By Joseph Hedger
Nearly all states required or recommended that public schools close their doors in 2020 due to the pandemic. As schools moved to distance learning, the state policy landscape shifted as well, with broadband and internet access, social and emotional learning, and racial justice rising to the fore of the agendas of state boards of education as compared with their agendas in 2019.

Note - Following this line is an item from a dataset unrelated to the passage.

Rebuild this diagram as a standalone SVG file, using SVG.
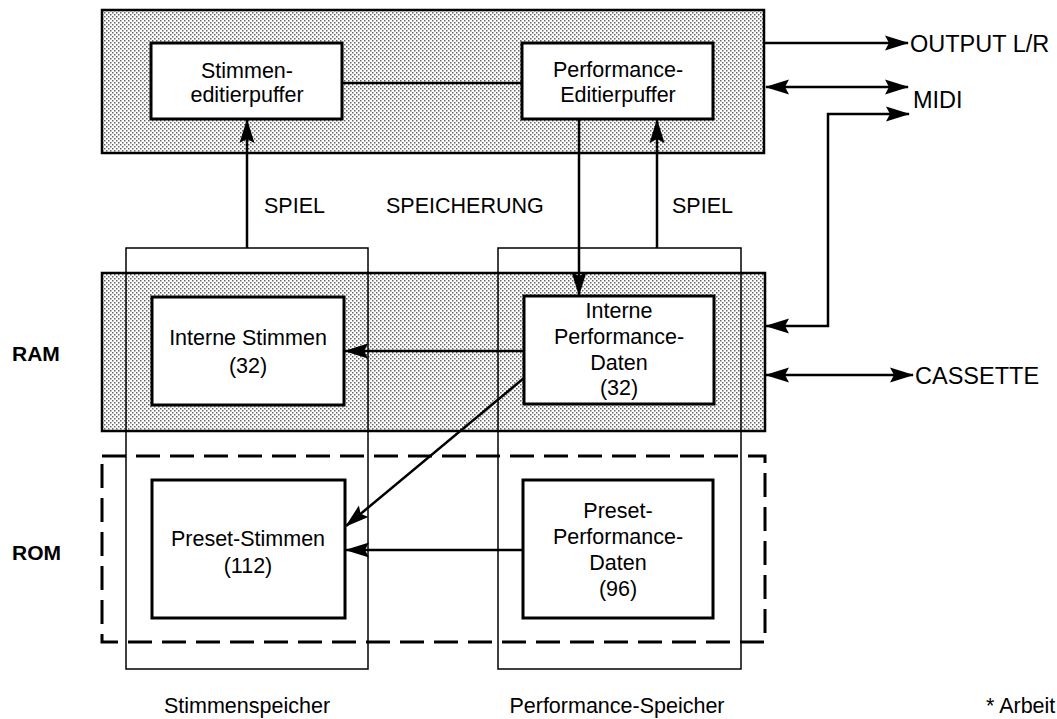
<svg xmlns="http://www.w3.org/2000/svg" width="1057" height="719" viewBox="0 0 1057 719">
  <defs>
    <pattern id="dots" width="4" height="4" patternUnits="userSpaceOnUse">
      <rect width="4" height="4" fill="#ffffff"/>
      <rect x="0" y="0" width="1.5" height="1.5" fill="#666"/>
      <rect x="2" y="2" width="1.5" height="1.5" fill="#666"/>
    </pattern>
    <marker id="ah" markerWidth="24" markerHeight="16" refX="23" refY="8" orient="auto-start-reverse" markerUnits="userSpaceOnUse">
      <path d="M0,0.5 L24,8 L0,15.5 L4,8 Z" fill="#000"/>
    </marker>
    <style>
      .shade { fill: url(#dots); stroke: #000; stroke-width: 2.5; }
      .box { fill: #fff; stroke: #000; stroke-width: 3; }
      .mem { fill: none; stroke: #000; stroke-width: 1.5; }
      .rom { fill: none; stroke: #000; stroke-width: 3; stroke-dasharray: 24 10; }
      .ln { fill: none; stroke: #000; stroke-width: 2.5; }
      .arr { fill: none; stroke: #000; stroke-width: 2.5; marker-end: url(#ah); }
      .arr2 { fill: none; stroke: #000; stroke-width: 2.5; marker-end: url(#ah); marker-start: url(#ah); }
      text { font-family: "Liberation Sans", Arial, sans-serif; fill: #000; }
      .t { font-size: 21.5px; text-anchor: middle; }
      .lab { font-size: 21.5px; }
      .io { font-size: 23.5px; }
      .side { font-size: 21px; font-weight: bold; }
    </style>
  </defs>

  <rect width="1057" height="719" fill="#fff"/>

  <!-- shaded areas -->
  <g id="edit-area"><rect class="shade" x="102" y="10" width="662" height="143"/></g>
  <g id="ram-area"><rect class="shade" x="102" y="273" width="663" height="158"/></g>
  <g id="rom-area"><rect class="rom" x="102" y="456" width="663" height="186"/></g>

  <!-- memory columns -->
  <g id="stimmenspeicher"><rect class="mem" x="126" y="248" width="242" height="421"/></g>
  <g id="performance-speicher"><rect class="mem" x="498" y="248" width="243" height="421"/></g>

  <!-- connectors -->
  <g id="connectors">
    <line class="ln" x1="342" y1="83" x2="522" y2="83"/>
    <line class="arr" x1="247" y1="248" x2="247" y2="120"/>
    <line class="arr" x1="657" y1="248" x2="657" y2="120"/>
    <line class="arr" x1="579" y1="119" x2="579" y2="295"/>
    <line class="arr" x1="524" y1="351" x2="345" y2="351"/>
    <line class="arr" x1="524" y1="378" x2="346" y2="526"/>
    <line class="arr" x1="523" y1="550" x2="346" y2="550"/>
    <line class="arr" x1="764" y1="43" x2="908" y2="43"/>
    <line class="arr2" x1="766" y1="87" x2="908" y2="87"/>
    <polyline class="arr2" points="766,326 828,326 828,114 909,114"/>
    <line class="arr2" x1="766" y1="375" x2="913" y2="375"/>
  </g>

  <!-- nodes -->
  <g id="stimmen-editierpuffer">
    <rect class="box" x="151" y="43" width="191" height="76"/>
    <text class="t" x="247" y="78">Stimmen-</text>
    <text class="t" x="247" y="102">editierpuffer</text>
  </g>
  <g id="performance-editierpuffer">
    <rect class="box" x="522" y="43" width="191" height="76"/>
    <text class="t" x="618" y="77">Performance-</text>
    <text class="t" x="618" y="102">Editierpuffer</text>
  </g>
  <g id="interne-stimmen">
    <rect class="box" x="152" y="297" width="192" height="108"/>
    <text class="t" x="248" y="345">Interne Stimmen</text>
    <text class="t" x="248" y="373">(32)</text>
  </g>
  <g id="interne-performance">
    <rect class="box" x="524" y="296" width="190" height="108"/>
    <text class="t" x="619" y="318">Interne</text>
    <text class="t" x="619" y="344">Performance-</text>
    <text class="t" x="619" y="370">Daten</text>
    <text class="t" x="619" y="395">(32)</text>
  </g>
  <g id="preset-stimmen">
    <rect class="box" x="152" y="480" width="193" height="138"/>
    <text class="t" x="248" y="546">Preset-Stimmen</text>
    <text class="t" x="248" y="573">(112)</text>
  </g>
  <g id="preset-performance">
    <rect class="box" x="523" y="480" width="190" height="138"/>
    <text class="t" x="618" y="518">Preset-</text>
    <text class="t" x="618" y="544">Performance-</text>
    <text class="t" x="618" y="570">Daten</text>
    <text class="t" x="618" y="596">(96)</text>
  </g>

  <!-- labels -->
  <g id="labels">
    <text class="lab" x="264" y="213">SPIEL</text>
    <text class="lab" x="386" y="213">SPEICHERUNG</text>
    <text class="lab" x="672" y="213">SPIEL</text>
    <text class="io" x="910" y="52">OUTPUT L/R</text>
    <text class="io" x="913" y="108">MIDI</text>
    <text class="io" x="915" y="384">CASSETTE</text>
    <text class="side" x="12" y="361">RAM</text>
    <text class="side" x="12" y="560">ROM</text>
    <text class="t" x="247" y="713">Stimmenspeicher</text>
    <text class="t" x="617" y="713">Performance-Speicher</text>
    <text class="lab" x="986" y="713">* Arbeit</text>
  </g>
</svg>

Between January and October 2020, 18 state boards addressed broadband and internet access issues during their meetings, while only 3 did so in the comparable period in 2019, according to NASBE’s State Board Insight database. For example, boards took these actions in 2020:
- Illinois, Kansas, North Carolina, and Oregon approved funding contracts and proposals related to the E-rate matching-grant program, which assists in funding telecommunications and information services for schools and libraries;
- the Alaska State Board of Education adopted emergency regulatory changes to 4 Alaska Admin. Code 33, Article 6, which relates to funding for the improvement of internet speed at public schools; and
- Georgia’s board authorized receipt of the Governor’s Emergency Education Relief funds for supporting student connectivity by providing schools with more options to connect students to the internet.
The U.S. Department of Education announced flexibility for states to skip federal testing requirements for the 2019–20 school year. Data show that 37 state boards put assessment-related issues on their agendas in 2020, whereas 43 addressed the topic in 2019.
For many students learning from home in 2020, the stresses of a high-fatality pandemic and social isolation represented a new hurdle for their social and emotional well-being. Twelve state boards discussed social and emotional learning (SEL) in 2020, up from the nine that discussed it during the same timeframe in 2019. In September, the Maryland board voted to add as a SEL as a priority for 2020–21 in order to ensure the state’s department of education and local school systems address the social-emotional needs of students and staff in all programs and school instructional models. In October, Nebraska’s board adopted revisions to their 2021–22 Legislative and Regulatory Priorities in order to add social and emotional supports for youth affected by isolation and other traumas during COVID-19.
In a June analysis, “State Boards Renew Commitments to Racial Equity in Schools,” NASBE’s Valerie Norville described how state boards in Washington, Illinois, Virginia, North Carolina, Utah, and Kentucky responded to the killings of George Floyd, Ahmaud Arbery, Breonna Taylor, and others by committing or recommitting their boards to taking action to promote racial equity. Seventeen state boards focused on racial justice issues during 2020, while only three did in 2019.